I firmly believe the same rule should apply here. Although the Browns had failed to make the payment due on October 1, 1980, the Davids’ closing agent, Title Searchers, had advised an employee of the Association, on October 31, 1980, that the closing would occur on November 3, 1980, and that the October and November payments would then be deducted from the amount paid, and that the two monthly installments would then be conveyed to the Association. The two installment payments were in fact deducted, but, through no fault of the Davids, were not forwarded. The Davids did all they could, in relying upon the provisions of the closing statement, to meet their obligations. Believing that the October and November payments had been made, they went to the Association on December 1,1980, to make the December, 1980 payment, and only then did they discover that the loan was in default. As in Federal Home Mortgage Corporation, the evidence before us reveals a similar good faith effort on behalf of the mortgagors to meet the mortgagee’s conditions for bringing the account current.
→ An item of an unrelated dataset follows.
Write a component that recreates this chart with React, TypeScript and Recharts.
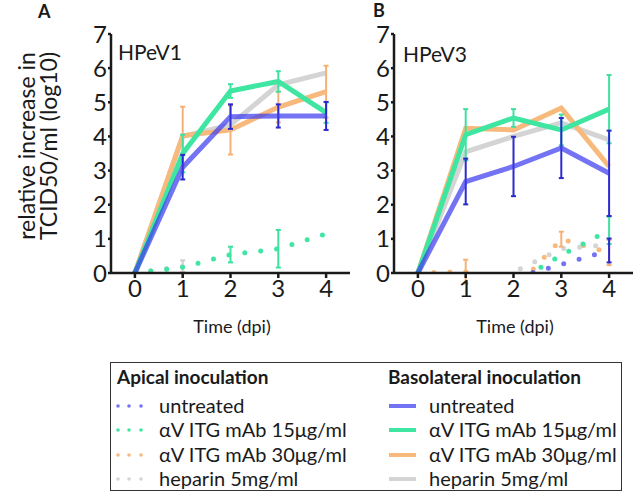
import React from 'react'
import { ErrorBar, Line, LineChart, XAxis, YAxis } from 'recharts'

const days = [0, 1, 2, 3, 4]
const yTicks = [0, 1, 2, 3, 4, 5, 6, 7]

// HPeV1, basolateral inoculation (mean log10 increase and SD)
const v1BasoUntreated = [0, 3.1, 4.58, 4.6, 4.6]
const v1BasoUntreatedSd = [null, 0.36, 0.36, 0.34, 0.41]
const v1BasoMab15 = [0, 3.5, 5.33, 5.61, 4.7]
const v1BasoMab15Sd = [null, 0.55, 0.2, 0.3, 0.3]
const v1BasoMab30 = [0, 4.02, 4.19, 4.86, 5.31]
const v1BasoMab30Sd = [null, 0.85, 0.72, 0.45, 0.76]
const v1BasoHeparin = [0, 4.0, 4.34, 5.51, 5.86]

// HPeV1, apical inoculation
const v1ApiUntreated = [0, -0.6, -1, -1, -1]
const v1ApiMab15 = [0, 0.17, 0.54, 0.71, 1.15]
const v1ApiMab15Sd = [null, null, 0.23, 0.55, null]
const v1ApiMab30 = [0, -0.6, -1, -1, -1]
const v1ApiHeparin = [0, 0.2, -1.2, -1.5, -1.5]
const v1ApiHeparinSd = [null, 0.17, null, null, null]

// HPeV3, basolateral inoculation
const v3BasoUntreated = [0, 2.68, 3.12, 3.66, 2.92]
const v3BasoUntreatedSd = [null, 0.67, 0.87, 0.88, 1.25]
const v3BasoMab15 = [0, 4.05, 4.54, 4.19, 4.8]
const v3BasoMab15Sd = [null, 0.75, 0.26, 0.45, 1.0]
const v3BasoMab30 = [0, 4.24, 4.19, 4.83, 3.12]
const v3BasoHeparin = [0, 3.55, 4.0, 4.4, 3.9]

// HPeV3, apical inoculation
const v3ApiUntreated = [0, -0.8, -0.15, 0.25, 0.66]
const v3ApiUntreatedSd = [null, null, null, null, 0.35]
const v3ApiMab15 = [0, -1, -0.3, 0.52, 1.25]
const v3ApiMab15Sd = [null, null, null, null, 0.4]
const v3ApiMab30 = [0, 0.04, -0.5, 0.99, 0.6]
const v3ApiMab30Sd = [null, 0.35, null, 0.22, 0.37]
const v3ApiHeparin = [0, -0.6, 0.03, 0.71, 0.83]

const treatments = ['untreated', 'αV ITG mAb 15μg/ml', 'αV ITG mAb 30μg/ml', 'heparin 5mg/ml']

const FONT = 'Lato, sans-serif'
const INK = '#1a1a1a'
const colors = {
  untreated: '#3d3dee',
  mab15: '#3fe6a2',
  mab30: '#f8b97c',
  heparin: '#d4d4d4'
}
const errColors = {
  untreated: '#2a2ad0',
  mab15: '#3fe0a0',
  mab30: '#f5b175',
  heparin: '#cccccc'
}
const keys = ['heparin', 'mab30', 'mab15', 'untreated'] as const

function buildRows(cols: Record<string, (number | null)[]>) {
  return days.map((d, i) => {
    const row: Record<string, number | null> = { day: d }
    Object.keys(cols).forEach(k => {
      row[k] = cols[k][i]
    })
    return row
  })
}

const hpev1Rows = buildRows({
  api_untreated: v1ApiUntreated,
  api_mab15: v1ApiMab15,
  api_mab15_sd: v1ApiMab15Sd,
  api_mab30: v1ApiMab30,
  api_heparin: v1ApiHeparin,
  api_heparin_sd: v1ApiHeparinSd,
  baso_untreated: v1BasoUntreated,
  baso_untreated_sd: v1BasoUntreatedSd,
  baso_mab15: v1BasoMab15,
  baso_mab15_sd: v1BasoMab15Sd,
  baso_mab30: v1BasoMab30,
  baso_mab30_sd: v1BasoMab30Sd,
  baso_heparin: v1BasoHeparin
})

const hpev3Rows = buildRows({
  api_untreated: v3ApiUntreated,
  api_untreated_sd: v3ApiUntreatedSd,
  api_mab15: v3ApiMab15,
  api_mab15_sd: v3ApiMab15Sd,
  api_mab30: v3ApiMab30,
  api_mab30_sd: v3ApiMab30Sd,
  api_heparin: v3ApiHeparin,
  baso_untreated: v3BasoUntreated,
  baso_untreated_sd: v3BasoUntreatedSd,
  baso_mab15: v3BasoMab15,
  baso_mab15_sd: v3BasoMab15Sd,
  baso_mab30: v3BasoMab30,
  baso_heparin: v3BasoHeparin
})

function Panel({ rows, left, width }: { rows: Record<string, number | null>[]; left: number; width: number }) {
  const hasKey = (k: string) => rows.some(r => r[k] != null)
  return (
    <div style={{ position: 'absolute', left, top: 0 }}>
      <LineChart
        width={width}
        height={340}
        data={rows}
        margin={{ top: 34, right: width - 350, left: 71, bottom: 37 }}
      >
        <XAxis
          dataKey="day"
          type="number"
          domain={[-0.5, 4.5]}
          ticks={days}
          allowDataOverflow
          height={30}
          tickSize={5}
          tickMargin={2}
          axisLine={{ stroke: INK, strokeWidth: 2.5 }}
          tickLine={{ stroke: INK, strokeWidth: 2.5 }}
          tick={{ fontSize: 24, fill: INK, fontFamily: FONT }}
        />
        <YAxis
          type="number"
          domain={[0, 7]}
          ticks={yTicks}
          allowDataOverflow
          width={40}
          tickSize={3}
          tickMargin={1}
          axisLine={{ stroke: INK, strokeWidth: 2.5 }}
          tickLine={{ stroke: INK, strokeWidth: 2.5 }}
          tick={{ fontSize: 24, fill: INK, fontFamily: FONT }}
        />
        {keys.map(k => (
          <Line
            key={`api_${k}`}
            dataKey={`api_${k}`}
            stroke={colors[k]}
            strokeOpacity={k === 'untreated' ? 0.72 : 1}
            strokeWidth={5}
            strokeDasharray="0 16"
            strokeLinecap="round"
            dot={false}
            activeDot={false}
            isAnimationActive={false}
          >
            {hasKey(`api_${k}_sd`) && (
              <ErrorBar
                dataKey={`api_${k}_sd`}
                direction="y"
                width={2.5}
                stroke={errColors[k]}
                strokeWidth={2}
              />
            )}
          </Line>
        ))}
        {keys.map(k => (
          <Line
            key={`baso_${k}`}
            dataKey={`baso_${k}`}
            stroke={colors[k]}
            strokeOpacity={k === 'untreated' ? 0.72 : 1}
            strokeWidth={5}
            dot={false}
            activeDot={false}
            isAnimationActive={false}
          >
            {hasKey(`baso_${k}_sd`) && (
              <ErrorBar
                dataKey={`baso_${k}_sd`}
                direction="y"
                width={2.5}
                stroke={errColors[k]}
                strokeWidth={2}
              />
            )}
          </Line>
        ))}
      </LineChart>
    </div>
  )
}

function Labels() {
  return (
    <svg
      width={638}
      height={498}
      style={{ position: 'absolute', left: 0, top: 0, pointerEvents: 'none' }}
      fontFamily={FONT}
      fill={INK}
    >
      <text x={38} y={18} fontSize={18} fontWeight={700}>A</text>
      <text x={373} y={17} fontSize={18} fontWeight={700}>B</text>
      <g transform="translate(35,146) rotate(-90)">
        <text x={0} y={0} fontSize={23} textAnchor="middle">relative increase in</text>
      </g>
      <g transform="translate(57,146) rotate(-90)">
        <text x={0} y={0} fontSize={23} textAnchor="middle">TCID50/ml (log10)</text>
      </g>
      <text x={118} y={60} fontSize={21}>HPeV1</text>
      <text x={403} y={62} fontSize={21}>HPeV3</text>
      <text x={232} y={333} fontSize={18} textAnchor="middle">Time (dpi)</text>
      <text x={515} y={333} fontSize={18} textAnchor="middle">Time (dpi)</text>
    </svg>
  )
}

function LegendBox() {
  const rowsY = [406, 430, 455, 479]
  const order = ['untreated', 'mab15', 'mab30', 'heparin'] as const
  return (
    <div
      style={{
        position: 'absolute',
        left: 110,
        top: 362,
        width: 512,
        height: 129,
        border: '1.5px solid #333',
        boxSizing: 'border-box'
      }}
    >
      <svg width={512} height={129} style={{ position: 'absolute', left: -1.5, top: -1.5 }} fontFamily={FONT} fill={INK}>
        <text x={7} y={22} fontSize={19} fontWeight={700}>Apical inoculation</text>
        <text x={278} y={22} fontSize={19} fontWeight={700}>Basolateral inoculation</text>
        {order.map((k, i) => {
          const y = rowsY[i] - 362
          return (
            <g key={k}>
              {[8, 19, 31].map(dx => (
                <circle key={dx} cx={dx} cy={y} r={1.8} fill={colors[k]} fillOpacity={k === 'untreated' ? 0.72 : 1} />
              ))}
              <text x={49} y={y + 7} fontSize={20}>{treatments[i]}</text>
              <line x1={279} x2={306} y1={y} y2={y} stroke={colors[k]} strokeOpacity={k === 'untreated' ? 0.72 : 1} strokeWidth={4} />
              <text x={319} y={y + 7} fontSize={20}>{treatments[i]}</text>
            </g>
          )
        })}
      </svg>
    </div>
  )
}

export default function App() {
  return (
    <div style={{ position: 'absolute', left: 0, top: 0, width: 638, height: 498, background: '#fff', fontFamily: FONT }}>
      <Panel rows={hpev1Rows} left={0} width={360} />
      <Panel rows={hpev3Rows} left={283} width={355} />
      <Labels />
      <LegendBox />
    </div>
  )
}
There is perhaps an equally plausible reason why it would be inequitable to permit the Association to accelerate the note and mortgage. It is well established that a decision of the holder of a note secured by a mortgage to exercise an option to declare all remaining payments due and payable must be brought home to the mortgagor in some effective manner in order for the option to be operative.2 River Holding Co. v. *1281Nickel, 62 So.2d 702 (Fla.1952). At the time it exercised its option, the Association knew or should have known that the mortgage had been assumed by the Davids, yet it failed to notify them of the default. No less than two contacts had been made by the closing agent with one or more employees of the Association. On the first occasion, Title Searchers obtained an assumption package containing information regarding the status of the loan and transfer papers. Later, on October 31, 1980, Title Searchers again contacted the Association, advising that the closing would occur on November 3, 1980, and then verified the loan balance, the exact amounts of the October and November, 1980 mortgage payments, and assumption procedures. The closing in fact occurred on November 3, 1980, and a deed was recorded on November 4, 1980, so that the Association was at the minimum placed on constructive notice that the property had been conveyed and assumed by the new mortgagors.
Although I agree that the Association should not be forced to conduct a search of the public records as a precondition to its right to accelerate, I believe, if the Association was unable to determine from its own files whether the mortgage had in fact been assumed, it would have been a simple enough task for one of its employees, given the information it possessed, to have placed a call to Title Searchers to determine the mortgage’s current status. In balancing the respective rights of the Davids and the Association, I consider that to require the Association to follow-up the information it possessed by simply calling the closing agent is a burden far less onerous than that now imposed upon the Davids — the responsibility of paying off the accelerated note, or the alternative of facing the loss of their home.
It is well established in our law that a court of equity may and should refuse to foreclose a mortgage when an acceleration of the due date of the debt would be inequitable or work an unjust result. Kreiss Potassium Phosphate Co. v. Knight, 98 Fla. 1004, 124 So. 751 (1929); Lieberbaum v. Surfcomber Hotel Corp., 122 So.2d 28 (Fla. 3d DCA 1960). The present case represents just such a situation. I would therefore reverse.

. Of course, if the mortgage contained a due-on-sale clause, which the mortgage below does not, there would be no requirement that a federal savings and loan association demonstrate that its interest in the security was impaired because regulations of the Federal Home Loan Bank Board preempt conflicting state limitations on the due-on-sale practices of federal savings and loan associations. Fidelity Federal Savings and Loan Association, et al. v. DeLa-Cuesta,-U.S. -, 102 S.Ct. 3014, 73 L.Ed.2d 664 (1982).
The parties may also unambiguously agree to certain terms in the mortgage, the breach of which would authorize the mortgagee to accelerate, despite the absence of any showing that the security was affected by the breach. For example, in O’Connell v. Dockendorff, 415 So.2d 35 (Fla. 2d DCA 1982), the mortgage contained a clause providing that if the mortgagors assigned the mortgage to another, the rate of interest would be adjusted upward to conform with that currently prevailing. The opinion held, under such circumstances, acceleration was not inappropriate. The mortgage on review does not, however, have a similar provision.

. A caveat to this rule is that notice of the election is not required in the absence of a specific provision therefor in the mortgage. Graham v. Fitts, 53 Fla. 1046, 43 So. 512 (1907). The mortgage on review is silent in this regard; nevertheless the Association un*1281dertook to notify the persons who, on their records, were the mortgagors, the Browns. It would seem to me, that since equitable principles control a mortgagee’s right to accelerate, if a mortgagee assumes a duty, which it would not otherwise be required to assume, it should then be required to carry out its performance in a non-negligent manner.